At the very least, it is clear that winning substantial green subsidies for the defunct brand would be preferable to winning government financing conditions related to the rest of GM with no fiscal improvement emerging from the Pontiac closure / reinvention. It would be instructive if GM would publish information about why it chose not to seek aggressive reinvention of the brand, due to its name-recognition and existing infrastructure, including a workforce GM cannot so easily disown.

What would a green muscle-car look like? Well, the the real “muscle” is in performance, not necessarily in noise pollution or high emissions, so GM could re-engineer Pontiac’s manufacturing facilities to fit the goal of high fuel-efficiency, high-performance sporty cars. These could be lightweight or not, and could rely on a range of innovative fuel technologies, such as multi-hybridization (supplementing plug-in hybrids with bio-flex fueling and solar-voltaic “in-flight” recharging) or “green diesel” — “green” because of low emissions and high fuel efficiency.
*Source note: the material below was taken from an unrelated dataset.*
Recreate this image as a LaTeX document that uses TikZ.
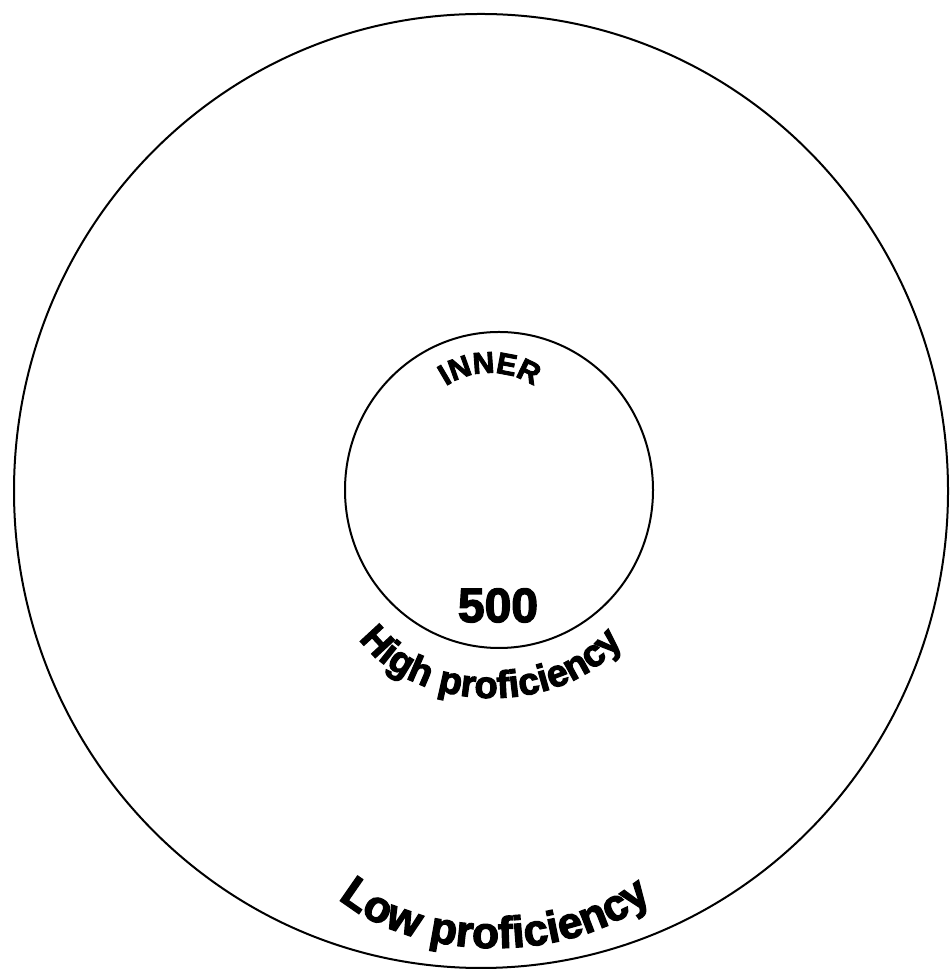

We don’t know if GM has attempted to adopt any of these bolder, more complex strategies for navigating the volatility of a comprehensive energy-infrastructure paradigm shift, but we know this is coming. It would be wisest for GM to look at greening subsidies as the necessary funding for a comprehensive restructuring, retooling and rebranding, which are necessary anyway even before ecological considerations are taken into account.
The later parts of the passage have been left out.